1. For-Profit Corporations as RFRA “Persons” RFRA’s general rule prohibits the federal government from placing substantial burdens on “a person’s exercise of religion” RFRA does not define “person.” This brings the Dictionary Act into play. The definition there expressly includes corporations. “In determining the meaning of any Act of Congress, unless the context indicates otherwise[,] … the word[] ‘person’ … include[s] corporations, companies, associations, firms, partnerships, societies, and joint stock companies, as well as individuals … .” 1 U.S.C. § 1 (emphasis added).
It's odd constitutional purist would resort to the "Dictionary Act" for their argument, since definitions change all the time:
The editor at large of the Oxford English Dictionary noted, “I think that it’s probably wrong, in almost all situations, to use a dictionary in the courtroom,” adding, “Dictionary definitions are written with a lot of things in mind, but rigorously circumscribing the exact meanings and connotations of terms is not usually one of them.”
Dictionaries nevertheless rank relatively low on my list because (1) they are just as susceptible to abuse as traditional sources of legislative history; (2) they are not written by or for a legal audience; and (3) the meaning of words change over time, meaning definitions plucked from a different time period than the one in which the relevant statute was drafted do not accurately reflect the intended meaning of that term.
The Sykes Opinion:
"On this understanding of substantial burden, there can be little doubt that the contraception mandate imposes a s burden on the plaintiffs’ religious exercise. K & L Contractors and Grote Industries must pay $100 per day per employee if they do not include coverage for contraception and sterilization in their employee health-care plans.
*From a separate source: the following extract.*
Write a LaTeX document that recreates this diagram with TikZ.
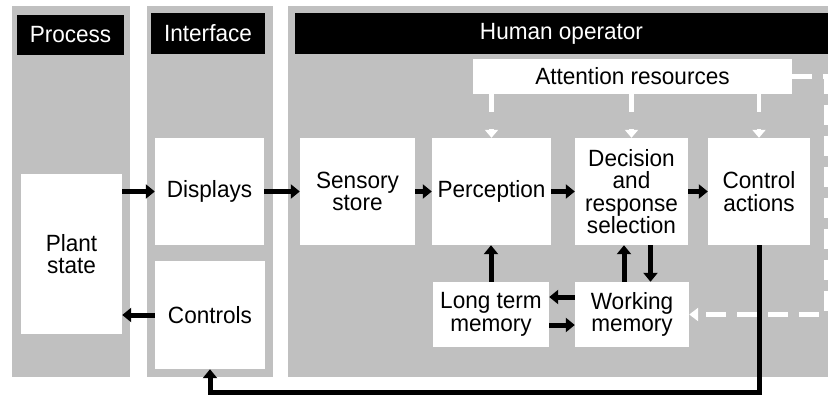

But that’s a burden they put on themselves.
The government takes a different tack on this question, arguing that the mandate’s burden on religious exercise is insubstantial because an employee’s decision to use her insurance coverage to purchase contraception or sterilization services “cannot be attributed to” the Kortes or Grotes. In a different twist on the same argument, the government also insists that any burden on the plaintiffs’ religious exercise is too “attenuated” to count as “substantial” because the provision of contraception coverage is several steps removed from an employee’s independent decision to use contraception. For support the government relies on Zelman v. Simmons-Harris, 536 U.S. 639 (2002), and Board of Regents of the University of Wisconsin System v. Southworth, 529 U.S. 217 (2000). Neither case is relevant here.